◆ Written request
Among the entries below, which lines run from the line with "Generate a web" through the line with "const FSIZE = 21;"? Retype those, both ends included, exactly and without pictures.

-------

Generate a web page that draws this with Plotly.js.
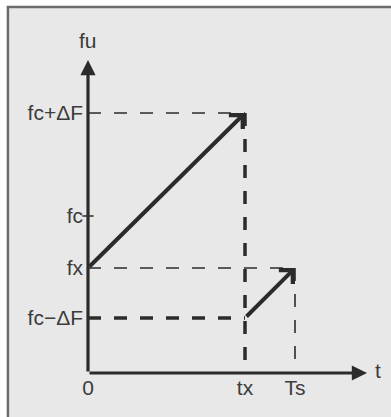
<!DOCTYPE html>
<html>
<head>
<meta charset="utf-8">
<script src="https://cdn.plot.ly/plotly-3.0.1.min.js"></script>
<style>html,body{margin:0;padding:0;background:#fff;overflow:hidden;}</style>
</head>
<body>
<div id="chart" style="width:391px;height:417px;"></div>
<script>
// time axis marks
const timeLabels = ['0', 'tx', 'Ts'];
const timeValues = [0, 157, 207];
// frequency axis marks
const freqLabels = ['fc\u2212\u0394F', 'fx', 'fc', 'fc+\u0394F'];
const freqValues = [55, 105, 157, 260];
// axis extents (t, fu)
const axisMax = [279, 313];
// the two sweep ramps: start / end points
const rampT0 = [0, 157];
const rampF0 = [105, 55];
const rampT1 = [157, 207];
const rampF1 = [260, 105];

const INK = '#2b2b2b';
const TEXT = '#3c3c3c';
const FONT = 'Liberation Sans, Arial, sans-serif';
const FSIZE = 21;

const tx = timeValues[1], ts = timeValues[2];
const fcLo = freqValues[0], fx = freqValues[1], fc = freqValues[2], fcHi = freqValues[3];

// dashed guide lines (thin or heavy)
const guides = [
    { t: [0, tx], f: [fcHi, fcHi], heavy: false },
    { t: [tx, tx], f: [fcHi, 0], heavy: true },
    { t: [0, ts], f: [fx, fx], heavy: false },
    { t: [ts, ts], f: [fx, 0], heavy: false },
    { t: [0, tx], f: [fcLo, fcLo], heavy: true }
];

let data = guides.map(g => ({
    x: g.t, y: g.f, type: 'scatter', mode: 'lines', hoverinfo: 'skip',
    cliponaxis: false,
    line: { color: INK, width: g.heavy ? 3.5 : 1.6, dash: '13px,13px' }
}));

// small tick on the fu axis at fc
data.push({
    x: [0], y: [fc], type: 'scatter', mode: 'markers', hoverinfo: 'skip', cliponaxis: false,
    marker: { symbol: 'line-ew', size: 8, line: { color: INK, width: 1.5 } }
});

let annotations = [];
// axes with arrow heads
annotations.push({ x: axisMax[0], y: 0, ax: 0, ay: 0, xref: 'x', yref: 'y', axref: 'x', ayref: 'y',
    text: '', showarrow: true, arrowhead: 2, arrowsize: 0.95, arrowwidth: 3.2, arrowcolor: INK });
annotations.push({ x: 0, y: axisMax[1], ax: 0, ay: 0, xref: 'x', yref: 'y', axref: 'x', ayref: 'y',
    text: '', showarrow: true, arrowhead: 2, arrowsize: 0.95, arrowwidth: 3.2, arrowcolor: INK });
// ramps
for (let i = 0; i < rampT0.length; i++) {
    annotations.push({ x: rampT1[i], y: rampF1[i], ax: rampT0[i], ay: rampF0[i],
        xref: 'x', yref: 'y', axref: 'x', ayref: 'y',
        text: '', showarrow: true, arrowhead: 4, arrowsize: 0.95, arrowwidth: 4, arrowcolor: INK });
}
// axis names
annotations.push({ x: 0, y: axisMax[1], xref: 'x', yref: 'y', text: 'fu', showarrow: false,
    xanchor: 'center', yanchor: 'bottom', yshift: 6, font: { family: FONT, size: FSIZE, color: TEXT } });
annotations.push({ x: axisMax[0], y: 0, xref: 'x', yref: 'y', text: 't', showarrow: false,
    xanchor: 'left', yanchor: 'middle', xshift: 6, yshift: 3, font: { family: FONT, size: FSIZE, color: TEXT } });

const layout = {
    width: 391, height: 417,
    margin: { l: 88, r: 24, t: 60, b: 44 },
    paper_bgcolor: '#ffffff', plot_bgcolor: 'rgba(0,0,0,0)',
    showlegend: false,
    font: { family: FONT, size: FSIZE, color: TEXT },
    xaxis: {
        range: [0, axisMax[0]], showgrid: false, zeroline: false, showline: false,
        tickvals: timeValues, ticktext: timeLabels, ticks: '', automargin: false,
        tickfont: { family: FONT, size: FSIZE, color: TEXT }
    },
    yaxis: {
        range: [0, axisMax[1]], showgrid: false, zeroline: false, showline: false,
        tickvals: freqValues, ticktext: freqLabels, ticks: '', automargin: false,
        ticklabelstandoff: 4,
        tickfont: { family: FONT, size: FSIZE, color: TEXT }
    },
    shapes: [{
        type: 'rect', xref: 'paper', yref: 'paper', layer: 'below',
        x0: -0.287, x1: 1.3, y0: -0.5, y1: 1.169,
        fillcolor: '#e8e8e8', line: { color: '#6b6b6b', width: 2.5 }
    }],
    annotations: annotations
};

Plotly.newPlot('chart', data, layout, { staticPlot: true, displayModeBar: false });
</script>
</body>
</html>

-------

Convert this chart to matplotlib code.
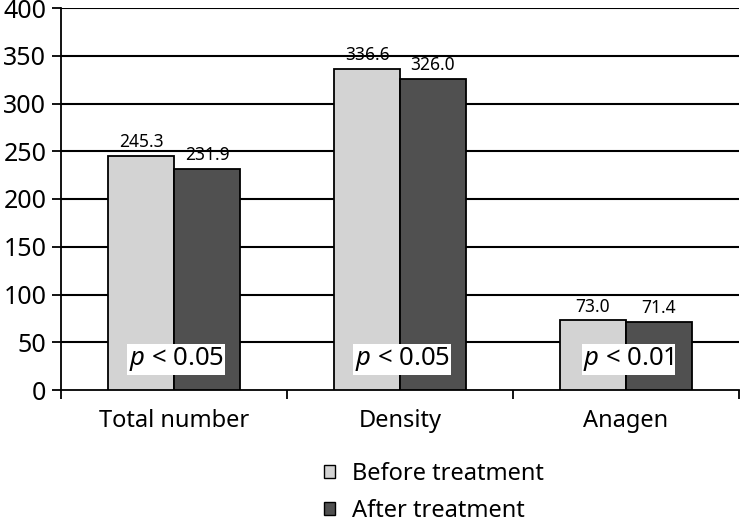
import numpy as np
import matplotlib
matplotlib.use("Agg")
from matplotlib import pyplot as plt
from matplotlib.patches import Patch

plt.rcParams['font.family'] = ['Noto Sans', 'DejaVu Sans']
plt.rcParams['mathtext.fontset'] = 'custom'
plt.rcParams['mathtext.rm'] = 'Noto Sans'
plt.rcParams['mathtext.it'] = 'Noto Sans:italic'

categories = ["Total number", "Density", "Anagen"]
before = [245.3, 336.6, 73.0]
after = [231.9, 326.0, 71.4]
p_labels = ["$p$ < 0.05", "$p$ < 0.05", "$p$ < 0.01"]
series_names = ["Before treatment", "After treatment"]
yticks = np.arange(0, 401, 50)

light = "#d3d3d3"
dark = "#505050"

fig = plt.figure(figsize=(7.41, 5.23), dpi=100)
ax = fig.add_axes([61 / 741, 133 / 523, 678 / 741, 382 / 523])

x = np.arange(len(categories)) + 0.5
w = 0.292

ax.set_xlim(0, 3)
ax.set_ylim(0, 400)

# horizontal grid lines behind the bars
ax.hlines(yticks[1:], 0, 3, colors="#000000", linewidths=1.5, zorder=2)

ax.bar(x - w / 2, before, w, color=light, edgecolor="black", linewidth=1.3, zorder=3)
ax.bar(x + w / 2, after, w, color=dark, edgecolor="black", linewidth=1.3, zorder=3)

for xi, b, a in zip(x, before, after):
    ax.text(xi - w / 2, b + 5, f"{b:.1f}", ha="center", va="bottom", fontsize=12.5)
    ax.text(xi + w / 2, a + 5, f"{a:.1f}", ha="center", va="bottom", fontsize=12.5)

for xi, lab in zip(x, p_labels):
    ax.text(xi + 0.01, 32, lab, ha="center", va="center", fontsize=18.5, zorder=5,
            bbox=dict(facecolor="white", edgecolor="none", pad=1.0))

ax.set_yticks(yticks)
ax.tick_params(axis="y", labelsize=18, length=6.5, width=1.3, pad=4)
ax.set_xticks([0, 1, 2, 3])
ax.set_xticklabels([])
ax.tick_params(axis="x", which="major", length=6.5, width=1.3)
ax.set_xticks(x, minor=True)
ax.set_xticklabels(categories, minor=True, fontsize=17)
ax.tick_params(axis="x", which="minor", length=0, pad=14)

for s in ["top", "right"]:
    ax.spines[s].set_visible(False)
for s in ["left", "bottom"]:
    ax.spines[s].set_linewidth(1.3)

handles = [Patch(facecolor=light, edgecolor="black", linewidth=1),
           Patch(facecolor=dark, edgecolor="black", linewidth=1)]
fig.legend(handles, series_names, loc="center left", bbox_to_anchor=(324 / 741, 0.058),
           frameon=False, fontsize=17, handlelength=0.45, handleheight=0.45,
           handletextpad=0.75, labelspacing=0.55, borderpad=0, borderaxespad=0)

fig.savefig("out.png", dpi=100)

-------

◆ Task solution
Generate a web page that draws this with Plotly.js.
<!DOCTYPE html>
<html>
<head>
<meta charset="utf-8">
<script src="https://cdn.plot.ly/plotly-3.0.1.min.js"></script>
<style>html,body{margin:0;padding:0;background:#fff;overflow:hidden;}</style>
</head>
<body>
<div id="chart" style="width:391px;height:417px;"></div>
<script>
// time axis marks
const timeLabels = ['0', 'tx', 'Ts'];
const timeValues = [0, 157, 207];
// frequency axis marks
const freqLabels = ['fc\u2212\u0394F', 'fx', 'fc', 'fc+\u0394F'];
const freqValues = [55, 105, 157, 260];
// axis extents (t, fu)
const axisMax = [279, 313];
// the two sweep ramps: start / end points
const rampT0 = [0, 157];
const rampF0 = [105, 55];
const rampT1 = [157, 207];
const rampF1 = [260, 105];

const INK = '#2b2b2b';
const TEXT = '#3c3c3c';
const FONT = 'Liberation Sans, Arial, sans-serif';
const FSIZE = 21;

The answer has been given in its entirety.